We want to do everything we can to help everybody in America be a part of the kind of comprehensive strategy for the future embodied in the empowerment zones in the enterprise communities, taking on tough jobs like reclaiming abandoned industrial sites, improving access to capital and making homeownership easier; working with the communities with which we are working and those with whom we are prepared to work. We are beginning to clean the environment in our cities by taking a common sense approach.

And I wish I had a chance to talk about 10 of these examples, because they're all so thrilling to me. But there are literally hundreds of thousands of old, neglected industrial sites now popularly called "brownfields," that can be redeveloped, as Baltimore is doing. Protecting our environment in the urban area can go hand-in-hand with redevelopment. It can create jobs and at the same time make more people want to live in the cities of America again. (Applause.)

Finally, let me say we have to do more to create housing that will encourage vibrant neighborhoods in our inner cities and rural areas. You know, cities used to be places where teachers and firefighters and police officers wanted to live, and they can be again if we can help communities to develop good, affordable housing.

If we really want all of our communities to be revitalized again, we not only have to create opportunities for poor people, we have to make the environment so that middle class people will want to live in them again, and that the poor and the middle class will live side by side, as they did in the neighborhoods when I grew up. We have to do that. We have to be committed to helping all Americans achieve this large part of the American Dream known as homeownership.

I'm very proud of what Secretary Cisneros has done with dwindling resources at HUD, working with the private sector to see home ownership reach a 15-year high this year, and we have to do more. We proposed to reclaim tracts of vacant or blighted land and to renovate whole neighborhoods; to bring back to the city hard-working middle-income families, to stimulate business and private investment. We want to work with private sector and other investment to create scores of livable, inviting, inner-city neighborhoods.

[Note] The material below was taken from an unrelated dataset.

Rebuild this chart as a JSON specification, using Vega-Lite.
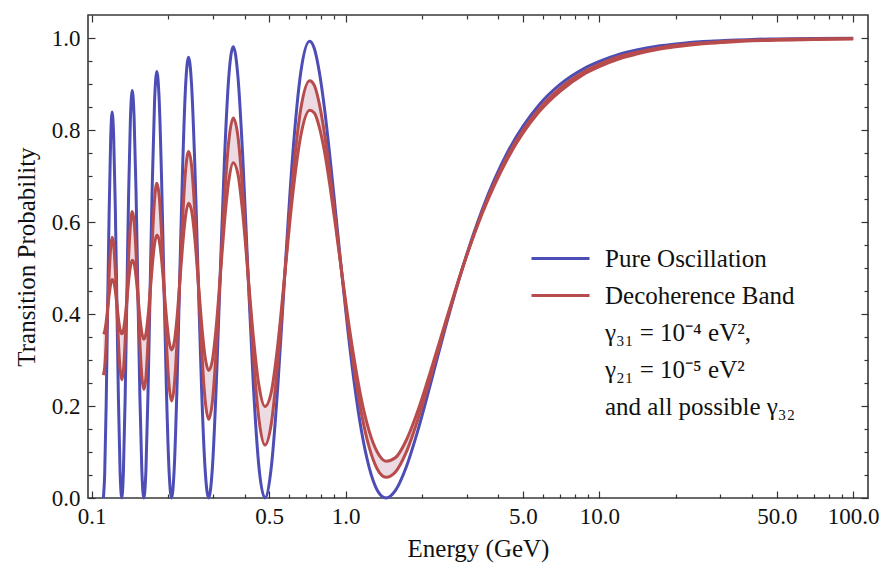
{
  "$schema": "https://vega.github.io/schema/vega-lite/v6.json",
  "width": 780,
  "height": 483,
  "autosize": {"type": "none"},
  "padding": {"left": 88, "top": 15, "right": 18, "bottom": 74},
  "background": "white",
  "config": {
    "view": {"stroke": "#3a3a3a", "strokeWidth": 1.6},
    "font": "Liberation Serif",
    "legend": {"labelFont": "Liberation Serif", "titleFont": "Liberation Serif"},
    "axis": {
      "labelFont": "Liberation Serif",
      "titleFont": "Liberation Serif",
      "titleFontWeight": "normal",
      "labelColor": "#111111",
      "titleColor": "#111111",
      "tickColor": "#333333",
      "tickWidth": 1.2,
      "domain": false,
      "grid": false,
      "labelFlush": false,
      "labelOverlap": false,
      "labelBound": false
    }
  },
  "data": {
    "values": [
      {"E": 0.1111, "p": 0, "a": 0.267, "b": 0.356},
      {"E": 0.1125, "p": 0.055, "a": 0.285, "b": 0.363},
      {"E": 0.114, "p": 0.205, "a": 0.337, "b": 0.383},
      {"E": 0.1155, "p": 0.413, "a": 0.41, "b": 0.411},
      {"E": 0.1171, "p": 0.622, "a": 0.485, "b": 0.441},
      {"E": 0.1187, "p": 0.778, "a": 0.543, "b": 0.465},
      {"E": 0.1203, "p": 0.839, "a": 0.567, "b": 0.475},
      {"E": 0.122, "p": 0.786, "a": 0.551, "b": 0.471},
      {"E": 0.1238, "p": 0.635, "a": 0.497, "b": 0.451},
      {"E": 0.1256, "p": 0.425, "a": 0.42, "b": 0.421},
      {"E": 0.1274, "p": 0.214, "a": 0.34, "b": 0.39},
      {"E": 0.1293, "p": 0.058, "a": 0.28, "b": 0.366},
      {"E": 0.1313, "p": 0, "a": 0.257, "b": 0.357},
      {"E": 0.1333, "p": 0.058, "a": 0.278, "b": 0.365},
      {"E": 0.1354, "p": 0.218, "a": 0.341, "b": 0.392},
      {"E": 0.1375, "p": 0.437, "a": 0.43, "b": 0.43},
      {"E": 0.1397, "p": 0.658, "a": 0.522, "b": 0.471},
      {"E": 0.142, "p": 0.823, "a": 0.593, "b": 0.503},
      {"E": 0.1444, "p": 0.886, "a": 0.623, "b": 0.517},
      {"E": 0.1468, "p": 0.83, "a": 0.602, "b": 0.51},
      {"E": 0.1494, "p": 0.67, "a": 0.535, "b": 0.482},
      {"E": 0.152, "p": 0.448, "a": 0.439, "b": 0.439},
      {"E": 0.1547, "p": 0.225, "a": 0.34, "b": 0.394},
      {"E": 0.1575, "p": 0.061, "a": 0.265, "b": 0.359},
      {"E": 0.1604, "p": 0, "a": 0.236, "b": 0.345},
      {"E": 0.1635, "p": 0.061, "a": 0.263, "b": 0.357},
      {"E": 0.1666, "p": 0.228, "a": 0.34, "b": 0.394},
      {"E": 0.1699, "p": 0.459, "a": 0.449, "b": 0.449},
      {"E": 0.1733, "p": 0.69, "a": 0.562, "b": 0.506},
      {"E": 0.1768, "p": 0.862, "a": 0.648, "b": 0.552},
      {"E": 0.1805, "p": 0.927, "a": 0.684, "b": 0.572},
      {"E": 0.1843, "p": 0.868, "a": 0.658, "b": 0.561},
      {"E": 0.1883, "p": 0.7, "a": 0.577, "b": 0.52},
      {"E": 0.1925, "p": 0.468, "a": 0.459, "b": 0.458},
      {"E": 0.1969, "p": 0.235, "a": 0.338, "b": 0.393},
      {"E": 0.2015, "p": 0.063, "a": 0.247, "b": 0.342},
      {"E": 0.2063, "p": 0, "a": 0.211, "b": 0.322},
      {"E": 0.2113, "p": 0.063, "a": 0.242, "b": 0.338},
      {"E": 0.2166, "p": 0.237, "a": 0.336, "b": 0.39},
      {"E": 0.2221, "p": 0.476, "a": 0.469, "b": 0.467},
      {"E": 0.228, "p": 0.715, "a": 0.606, "b": 0.548},
      {"E": 0.2341, "p": 0.892, "a": 0.71, "b": 0.612},
      {"E": 0.2406, "p": 0.958, "a": 0.753, "b": 0.641},
      {"E": 0.2475, "p": 0.896, "a": 0.721, "b": 0.624},
      {"E": 0.2548, "p": 0.722, "a": 0.62, "b": 0.564},
      {"E": 0.2625, "p": 0.482, "a": 0.476, "b": 0.475},
      {"E": 0.2707, "p": 0.242, "a": 0.328, "b": 0.381},
      {"E": 0.2795, "p": 0.065, "a": 0.215, "b": 0.307},
      {"E": 0.2888, "p": 0, "a": 0.171, "b": 0.277},
      {"E": 0.2987, "p": 0.065, "a": 0.209, "b": 0.299},
      {"E": 0.3094, "p": 0.244, "a": 0.322, "b": 0.373},
      {"E": 0.3209, "p": 0.488, "a": 0.483, "b": 0.482},
      {"E": 0.3332, "p": 0.733, "a": 0.649, "b": 0.598},
      {"E": 0.3465, "p": 0.914, "a": 0.775, "b": 0.689},
      {"E": 0.361, "p": 0.981, "a": 0.826, "b": 0.729},
      {"E": 0.3767, "p": 0.916, "a": 0.786, "b": 0.704},
      {"E": 0.3938, "p": 0.738, "a": 0.663, "b": 0.617},
      {"E": 0.4125, "p": 0.492, "a": 0.488, "b": 0.488},
      {"E": 0.4332, "p": 0.246, "a": 0.307, "b": 0.351},
      {"E": 0.456, "p": 0.066, "a": 0.17, "b": 0.244},
      {"E": 0.4813, "p": 0, "a": 0.115, "b": 0.199},
      {"E": 0.5096, "p": 0.066, "a": 0.161, "b": 0.23},
      {"E": 0.5415, "p": 0.247, "a": 0.298, "b": 0.336},
      {"E": 0.5775, "p": 0.495, "a": 0.492, "b": 0.492},
      {"E": 0.6188, "p": 0.744, "a": 0.693, "b": 0.658},
      {"E": 0.6664, "p": 0.926, "a": 0.846, "b": 0.788},
      {"E": 0.7219, "p": 0.993, "a": 0.907, "b": 0.843},
      {"E": 0.7533, "p": 0.977, "a": 0.897, "b": 0.837},
      {"E": 0.7876, "p": 0.927, "a": 0.858, "b": 0.807},
      {"E": 0.8251, "p": 0.849, "a": 0.794, "b": 0.755},
      {"E": 0.8663, "p": 0.746, "a": 0.709, "b": 0.682},
      {"E": 0.9119, "p": 0.626, "a": 0.607, "b": 0.594},
      {"E": 0.9626, "p": 0.498, "a": 0.496, "b": 0.497},
      {"E": 1.0192, "p": 0.369, "a": 0.383, "b": 0.396},
      {"E": 1.083, "p": 0.249, "a": 0.277, "b": 0.3},
      {"E": 1.155, "p": 0.146, "a": 0.184, "b": 0.214},
      {"E": 1.238, "p": 0.067, "a": 0.111, "b": 0.146},
      {"E": 1.333, "p": 0.017, "a": 0.063, "b": 0.1},
      {"E": 1.444, "p": 0, "a": 0.045, "b": 0.08},
      {"E": 1.575, "p": 0.017, "a": 0.057, "b": 0.088},
      {"E": 1.733, "p": 0.067, "a": 0.099, "b": 0.125},
      {"E": 1.925, "p": 0.146, "a": 0.17, "b": 0.189},
      {"E": 2.166, "p": 0.25, "a": 0.264, "b": 0.277},
      {"E": 2.475, "p": 0.371, "a": 0.377, "b": 0.382},
      {"E": 2.888, "p": 0.5, "a": 0.499, "b": 0.5},
      {"E": 3.465, "p": 0.629, "a": 0.624, "b": 0.62},
      {"E": 4.332, "p": 0.75, "a": 0.742, "b": 0.736},
      {"E": 5.775, "p": 0.854, "a": 0.845, "b": 0.839},
      {"E": 7, "p": 0.899, "a": 0.891, "b": 0.884},
      {"E": 8.663, "p": 0.933, "a": 0.926, "b": 0.921},
      {"E": 10, "p": 0.949, "a": 0.943, "b": 0.938},
      {"E": 12, "p": 0.965, "a": 0.96, "b": 0.955},
      {"E": 14, "p": 0.974, "a": 0.969, "b": 0.965},
      {"E": 17.33, "p": 0.983, "a": 0.979, "b": 0.976},
      {"E": 20, "p": 0.987, "a": 0.984, "b": 0.981},
      {"E": 25, "p": 0.992, "a": 0.989, "b": 0.987},
      {"E": 30, "p": 0.994, "a": 0.992, "b": 0.99},
      {"E": 40, "p": 0.997, "a": 0.995, "b": 0.994},
      {"E": 50, "p": 0.998, "a": 0.997, "b": 0.995},
      {"E": 70, "p": 0.999, "a": 0.998, "b": 0.997},
      {"E": 100, "p": 0.9995, "a": 0.999, "b": 0.998}
    ]
  },
  "resolve": {"axis": {"x": "independent", "y": "independent"}},
  "layer": [
    {
      "mark": {"type": "area", "interpolate": "monotone", "fill": "#ecdbe3", "opacity": 1},
      "encoding": {
        "x": {
          "field": "E", "type": "quantitative",
          "scale": {"type": "log", "domain": [0.09666, 114.4], "nice": false},
          "axis": {
            "orient": "bottom",
            "values": [0.1, 0.5, 1, 5, 10, 50, 100],
            "format": ".1f",
            "tickSize": -7,
            "labelPadding": 14,
            "labelFontSize": 23,
            "title": "Energy (GeV)",
            "titleFontSize": 25,
            "titlePadding": 8
          }
        },
        "y": {
          "field": "a", "type": "quantitative",
          "scale": {"domain": [0, 1.05], "nice": false, "zero": false},
          "axis": {
            "orient": "left",
            "values": [0, 0.2, 0.4, 0.6, 0.8, 1],
            "format": ".1f",
            "tickSize": -7,
            "labelPadding": 15,
            "labelFontSize": 23,
            "title": "Transition Probability",
            "titleFontSize": 25,
            "titlePadding": 12
          }
        },
        "y2": {"field": "b"}
      }
    },
    {
      "mark": {"type": "line", "interpolate": "monotone", "strokeWidth": 3},
      "encoding": {
        "x": {
          "field": "E", "type": "quantitative",
          "scale": {"type": "log", "domain": [0.09666, 114.4], "nice": false},
          "axis": {
            "orient": "bottom",
            "values": [0.2, 0.3, 0.4, 0.6, 0.7, 0.8, 0.9, 2, 3, 4, 6, 7, 8, 9, 20, 30, 40, 60, 70, 80, 90],
            "labels": false,
            "tickSize": -4,
            "title": null
          }
        },
        "y": {
          "field": "p", "type": "quantitative",
          "scale": {"domain": [0, 1.05], "nice": false, "zero": false},
          "axis": {
            "orient": "left",
            "values": [0.05, 0.1, 0.15, 0.25, 0.3, 0.35, 0.45, 0.5, 0.55, 0.65, 0.7, 0.75, 0.85, 0.9, 0.95],
            "labels": false,
            "tickSize": -4,
            "title": null
          }
        },
        "color": {
          "datum": "Pure Oscillation",
          "type": "nominal",
          "scale": {
            "domain": ["Pure Oscillation", "Decoherence Band", "γ₃₁ = 10⁻⁴ eV²,", "γ₂₁ = 10⁻⁵ eV²", "and all possible γ₃₂"],
            "range": ["#4d4db6", "#b84c4c", "rgba(0,0,0,0)", "rgba(0,0,0,0)", "rgba(0,0,0,0)"]
          },
          "legend": {
            "orient": "none",
            "legendX": 460,
            "legendY": 231,
            "title": null,
            "padding": 0,
            "symbolType": "M-2.9,0H2.9",
            "symbolSize": 400,
            "symbolStrokeWidth": 3,
            "labelFont": "Liberation Serif",
            "labelFontSize": 25,
            "labelColor": "#111111",
            "labelOffset": 32,
            "labelLimit": 0,
            "rowPadding": 11
          }
        }
      }
    },
    {
      "mark": {"type": "line", "interpolate": "monotone", "strokeWidth": 3},
      "encoding": {
        "x": {
          "field": "E", "type": "quantitative",
          "scale": {"type": "log", "domain": [0.09666, 114.4], "nice": false},
          "axis": {
            "orient": "top",
            "values": [0.1, 0.5, 1, 5, 10, 50, 100],
            "labels": false,
            "tickSize": -7,
            "title": null
          }
        },
        "y": {
          "field": "a", "type": "quantitative",
          "scale": {"domain": [0, 1.05], "nice": false, "zero": false},
          "axis": {
            "orient": "right",
            "values": [0, 0.2, 0.4, 0.6, 0.8, 1],
            "labels": false,
            "tickSize": -7,
            "title": null
          }
        },
        "color": {"datum": "Decoherence Band", "type": "nominal", "legend": null}
      }
    },
    {
      "mark": {"type": "line", "interpolate": "monotone", "strokeWidth": 3},
      "encoding": {
        "x": {
          "field": "E", "type": "quantitative",
          "scale": {"type": "log", "domain": [0.09666, 114.4], "nice": false},
          "axis": {
            "orient": "top",
            "values": [0.2, 0.3, 0.4, 0.6, 0.7, 0.8, 0.9, 2, 3, 4, 6, 7, 8, 9, 20, 30, 40, 60, 70, 80, 90],
            "labels": false,
            "tickSize": -4,
            "title": null
          }
        },
        "y": {
          "field": "b", "type": "quantitative",
          "scale": {"domain": [0, 1.05], "nice": false, "zero": false},
          "axis": {
            "orient": "right",
            "values": [0.05, 0.1, 0.15, 0.25, 0.3, 0.35, 0.45, 0.5, 0.55, 0.65, 0.7, 0.75, 0.85, 0.9, 0.95],
            "labels": false,
            "tickSize": -4,
            "title": null
          }
        },
        "color": {"datum": "Decoherence Band", "type": "nominal", "legend": null}
      }
    }
  ]
}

Homeownership initiatives now are working in Detroit, Buffalo, in San Antonio and New York and Baltimore. I say again: let us build on our success. Homeownership is one of the best ways to empower local residents, to give them a stake in the community and to increase the bonds that tie people together. It means commitment. If we have any hope of bringing success back to these inner cities, we have to have people there who care and who are committed. Homeownership can help us achieve that goal as well.

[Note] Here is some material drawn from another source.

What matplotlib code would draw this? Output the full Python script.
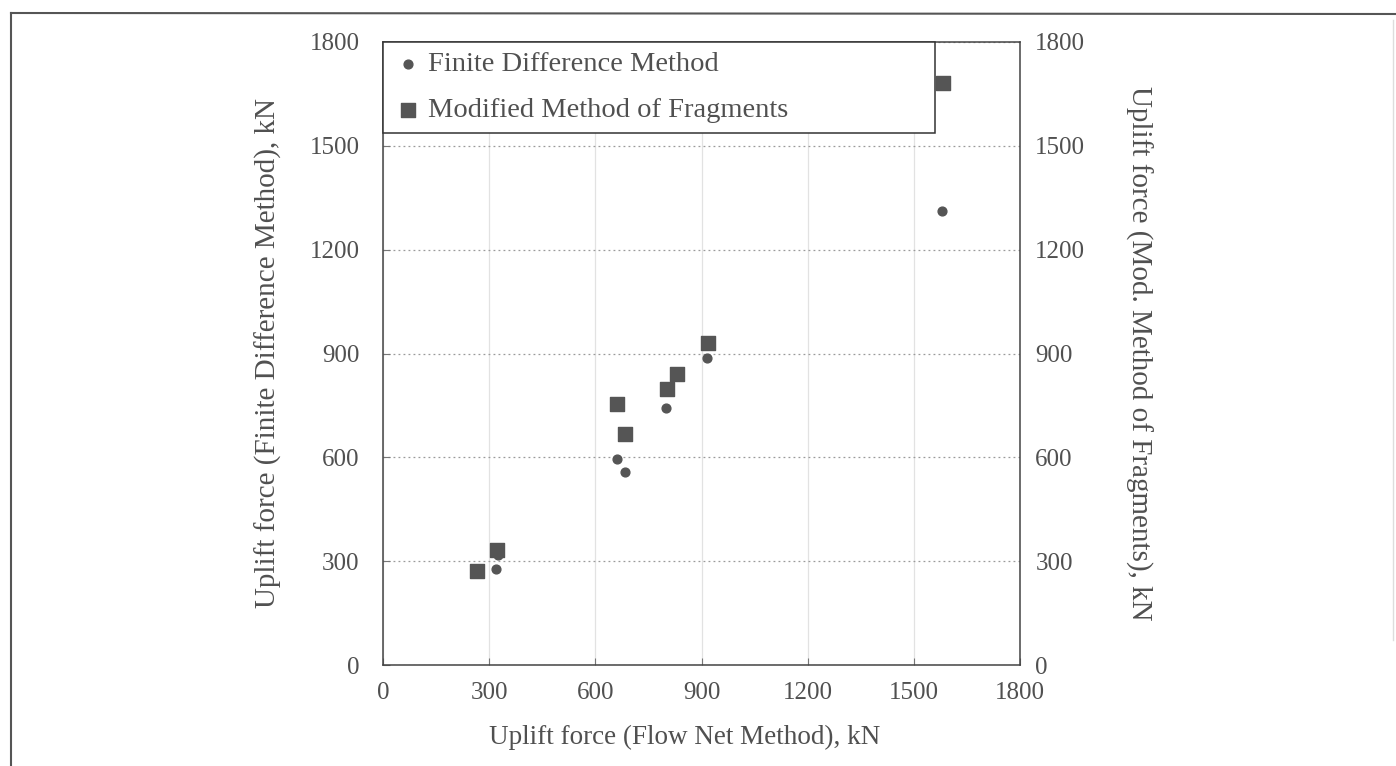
import matplotlib
matplotlib.use("Agg")
import matplotlib.pyplot as plt
from matplotlib.lines import Line2D

# Data (kN)
fdm_x = [319, 326, 660, 683, 801, 830, 916, 1580]
fdm_y = [277, 318, 594, 558, 743, 845, 888, 1312]
mmf_x = [265, 321, 662, 685, 803, 830, 919, 1582]
mmf_y = [272, 332, 753, 667, 797, 840, 929, 1681]
ticks = [0, 300, 600, 900, 1200, 1500, 1800]

plt.rcParams['font.family'] = ['Liberation Serif', 'DejaVu Serif']
txt = '#505050'
mk = '#555555'

W, H = 1396, 766
fig = plt.figure(figsize=(W / 100, H / 100), dpi=100)
ax = fig.add_axes([383 / W, 1 - 665 / H, 637 / W, 623 / H])

ax.scatter(fdm_x, fdm_y, marker='o', s=40, color=mk, zorder=3,
           label='Finite Difference Method')
ax.scatter(mmf_x, mmf_y, marker='s', s=110, color=mk, zorder=3,
           label='Modified Method of Fragments')

ax.set_xlim(0, 1800)
ax.set_ylim(0, 1800)
ax.set_xticks(ticks)
ax.set_yticks(ticks)
ax.set_xticklabels([str(t) for t in ticks])
ax.set_yticklabels([str(t) for t in ticks])

ax.yaxis.grid(True, linestyle=(0, (1.5, 2.5)), color='#9a9a9a', linewidth=0.9)
ax.xaxis.grid(True, linestyle='-', color='#e2e2e2', linewidth=0.9)
ax.set_axisbelow(True)

for s in ax.spines.values():
    s.set_color('#444444')
    s.set_linewidth(1.1)

ax.tick_params(axis='both', direction='in', length=5, color='#777777',
               labelsize=18, labelcolor=txt)
ax.tick_params(axis='y', pad=17)
ax.tick_params(axis='x', pad=12)

ax.set_xlabel('Uplift force (Flow Net Method), kN', fontsize=19.5, color=txt, labelpad=15)
ax.xaxis.label.set_x((685 - 383) / 637)
ax.set_ylabel('Uplift force (Finite Difference Method), kN', fontsize=21, color=txt, labelpad=20)

ax2 = ax.twinx()
ax2.set_ylim(0, 1800)
ax2.set_yticks(ticks)
ax2.set_yticklabels([str(t) for t in ticks])
ax2.tick_params(axis='y', direction='in', length=0, labelsize=18, labelcolor=txt, pad=11)
for s in ax2.spines.values():
    s.set_visible(False)
ax2.set_ylabel('Uplift force (Mod. Method of Fragments), kN', fontsize=21, color=txt,
               rotation=270, labelpad=48)

leg = ax.legend(loc='upper left', bbox_to_anchor=(0, 1, 552 / 637, 0), mode='expand',
                borderaxespad=0, fancybox=False, frameon=True, fontsize=20.5,
                labelspacing=0.72, handlelength=1.1, handletextpad=0.15,
                borderpad=0.32, labelcolor=txt)
leg.get_frame().set_edgecolor('#333333')
leg.get_frame().set_linewidth(1.1)
leg.get_frame().set_alpha(1)

# scanned page frame
fig.add_artist(Line2D([11 / W, 11 / W], [0, 1 - 13 / H], transform=fig.transFigure,
                      color='#555555', linewidth=1.5))
fig.add_artist(Line2D([11 / W, 1], [1 - 13 / H, 1 - 14 / H], transform=fig.transFigure,
                      color='#555555', linewidth=1.5))
fig.add_artist(Line2D([1393 / W, 1393 / W], [1 - 640 / H, 1 - 20 / H], transform=fig.transFigure,
                      color='#dddddd', linewidth=1.0))

fig.savefig('out.png', dpi=100)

Together, I believe we can find the kind of long-term solutions we need. But I will say again, if we really have a vision of all-American communities -- where there are good jobs, where there are businesses that are flourishing, where the streets are safe and the environment is clean and the families are stable and the schools work to educate and prepare all children -- it begins, not so much with any specific initiative as with you, with people like you who are committed to working together, to working in an honest, forthright way. And it ends with having the kind of partnership that you have achieved with each other and with every level of government and with the private sector. The difference is the way you are doing this and your understanding that you cannot succeed unless you work together.

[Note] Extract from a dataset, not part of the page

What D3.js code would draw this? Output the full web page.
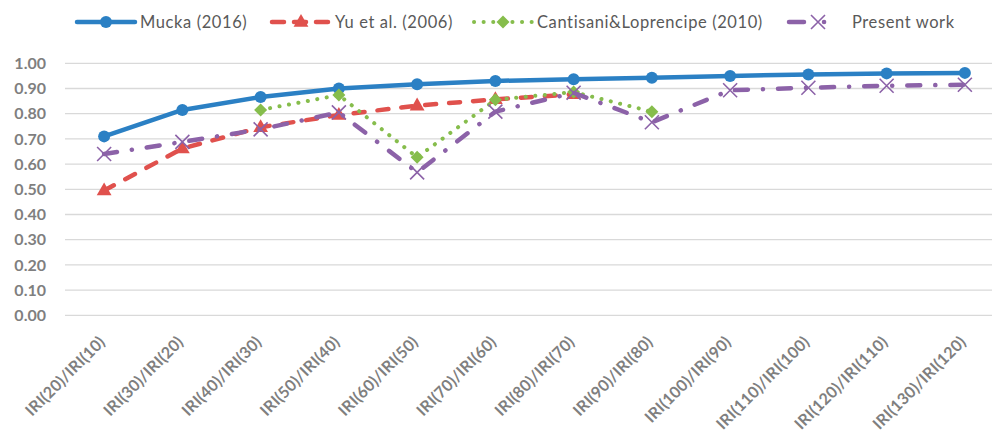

So I ask you when you leave here to continue to prove that we can do this. And I ask you to join us in reclaiming more of our distressed communities, and spreading the message throughout America that there is no challenge facing this country we cannot meet if we will get rid of our cynicism, get rid of every excuse for inaction, get rid of the notion that we have the luxury of blaming other people for our problems instead of working together to solve them together. That's what you have done; that's what you can give to all America.